First Baptist Church, à Chatham

Photo : First Baptist Church, à Chatham

Par

Steven Cook et Wilma Morrison

Le patrimoine Noir, Les bâtiments et l'architecture, La communauté

Published Date: sept. 10, 2009

Eli Johnson travaillait sans relâche dans des plantations de Virginie, du Mississippi et du Kentucky avant de tenter sa chance sur la « terre promise », une expression utilisée par les réfugiés du chemin de fer clandestin pour décrire le Canada. Pour le punir d’avoir animé des réunions de prière durant les fins de semaine, son propriétaire le menaçait de le clouer au sol et de lui administrer 500 coups de fouet. Eli le suppliait : « Pour l’amour de Dieu, pourquoi ne pourrais-je pas, après avoir travaillé dur toute la semaine, organiser une réunion le samedi soir? Je suis condamné à recevoir 500 coups de fouet pour avoir essayé de servir Dieu. »
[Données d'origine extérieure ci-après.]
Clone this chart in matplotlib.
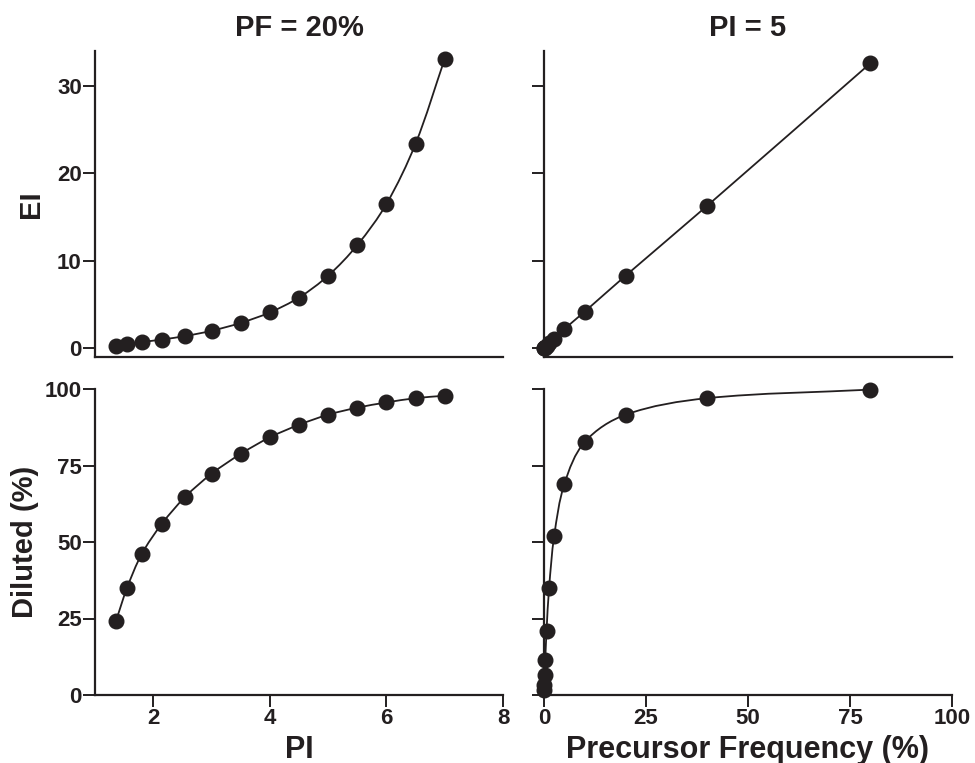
import numpy as np
import matplotlib
matplotlib.use("Agg")
import matplotlib.pyplot as plt
from matplotlib.path import Path
from matplotlib.patches import PathPatch
from matplotlib.transforms import IdentityTransform

# PF = 20 %, varying PI
pi_vals = [1.36, 1.55, 1.8, 2.15, 2.55, 3.0, 3.5, 4.0, 4.5, 5.0, 5.5, 6.0, 6.5, 7.0]
ei_by_pi = [0.3, 0.45, 0.7, 1.0, 1.4, 2.0, 2.9, 4.1, 5.8, 8.3, 11.8, 16.5, 23.4, 33.1]
diluted_by_pi = [24.2, 35.0, 46.0, 56.0, 64.8, 72.3, 78.8, 84.2, 88.3, 91.6, 93.9, 95.6, 97.0, 97.8]

# PI = 5, varying precursor frequency
pf_vals = [80, 40, 20, 10, 5, 2.5, 1.25, 0.625, 0.3125, 0.156, 0.078, 0.039]
ei_by_pf = [32.6, 16.3, 8.3, 4.2, 2.2, 1.1, 0.55, 0.27, 0.13, 0.07, 0.03, 0.02]
diluted_by_pf = [99.8, 97.0, 91.6, 82.7, 69.0, 52.0, 35.0, 21.0, 11.6, 6.4, 3.3, 1.6]

ink = "#231f20"
plt.rcParams["font.family"] = ["Liberation Sans", "DejaVu Sans"]
plt.rcParams["font.weight"] = "bold"

fig = plt.figure(figsize=(9.75, 7.63), dpi=100)
w, h = 408 / 975, 306 / 763
ax_tl = fig.add_axes([95 / 975, 1 - 357 / 763, w, h])
ax_tr = fig.add_axes([544 / 975, 1 - 357 / 763, w, h])
ax_bl = fig.add_axes([95 / 975, 1 - 695 / 763, w, h])
ax_br = fig.add_axes([544 / 975, 1 - 695 / 763, w, h])


def style(ax):
    for s in ["top", "right"]:
        ax.spines[s].set_visible(False)
    for s in ["left", "bottom"]:
        ax.spines[s].set_linewidth(1.6)
        ax.spines[s].set_color(ink)
    ax.tick_params(width=1.4, length=8.5, color=ink, labelsize=16, labelcolor=ink, pad=1)
    for lab in ax.get_xticklabels() + ax.get_yticklabels():
        lab.set_fontweight("bold")


def smooth_line(ax, x, y):
    # bezier curve through the points, drawn in pixel space
    p = ax.transData.transform(np.column_stack([x, y]))
    order = np.argsort(p[:, 0])
    p = p[order]
    n = len(p)
    tang = np.zeros_like(p)
    for i in range(n):
        a = p[max(i - 1, 0)]
        b = p[min(i + 1, n - 1)]
        d = b - a
        tang[i] = d / np.hypot(*d)
    verts = [p[0]]
    codes = [Path.MOVETO]
    for i in range(n - 1):
        seg = np.hypot(*(p[i + 1] - p[i])) / 3
        verts += [p[i] + tang[i] * seg, p[i + 1] - tang[i + 1] * seg, p[i + 1]]
        codes += [Path.CURVE4] * 3
    patch = PathPatch(Path(verts, codes), transform=IdentityTransform(),
                      fill=False, edgecolor=ink, lw=1.3, clip_on=False)
    ax.add_artist(patch)


def draw(ax, x, y):
    smooth_line(ax, x, y)
    ax.plot(x, y, ls="none", marker="o", ms=10.5, mfc=ink, mec=ink, clip_on=False, zorder=3)


for ax in (ax_tl, ax_bl):
    ax.set_xlim(1, 8)
    ax.set_xticks([2, 4, 6, 8])
for ax in (ax_tr, ax_br):
    ax.set_xlim(0, 100)
    ax.set_xticks([0, 25, 50, 75, 100])
for ax in (ax_tl, ax_tr):
    ax.set_ylim(-1, 34)
    ax.set_yticks([0, 10, 20, 30])
for ax in (ax_bl, ax_br):
    ax.set_ylim(0, 100)
    ax.set_yticks([0, 25, 50, 75, 100])

for ax in (ax_tl, ax_tr, ax_bl, ax_br):
    style(ax)
for ax in (ax_tl, ax_tr):
    ax.tick_params(axis="x", length=0, labelbottom=False)
for ax in (ax_tr, ax_br):
    ax.tick_params(axis="y", labelleft=False)

draw(ax_tl, pi_vals, ei_by_pi)
draw(ax_bl, pi_vals, diluted_by_pi)
draw(ax_tr, pf_vals, ei_by_pf)
draw(ax_br, pf_vals, diluted_by_pf)

ax_tl.set_title("PF = 20%", fontsize=21, fontweight="bold", color=ink, pad=11)
ax_tr.set_title("PI = 5", fontsize=21, fontweight="bold", color=ink, pad=11)
ax_tl.set_ylabel("EI", fontsize=21, fontweight="bold", color=ink, labelpad=9)
ax_bl.set_ylabel("Diluted (%)", fontsize=21, fontweight="bold", color=ink, labelpad=4)
ax_bl.set_xlabel("PI", fontsize=22, fontweight="bold", color=ink, labelpad=4)
ax_br.set_xlabel("Precursor Frequency (%)", fontsize=22, fontweight="bold", color=ink, labelpad=4)

fig.savefig("out.png", dpi=100)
Les réunions de prière étaient plus que des occasions de pratiquer sa religion : elles donnaient aux esclaves noirs le sentiment d’appartenir à une communauté. Il n’est donc pas surprenant de constater que la religion a joué un rôle central dans la création des premiers établissements de réfugiés du chemin de fer clandestin en Ontario. L’église était le cœur et l’âme de l’établissement, un endroit où les réfugiés pouvaient se réunir et partager leurs expériences, s’entraider et chanter des louanges.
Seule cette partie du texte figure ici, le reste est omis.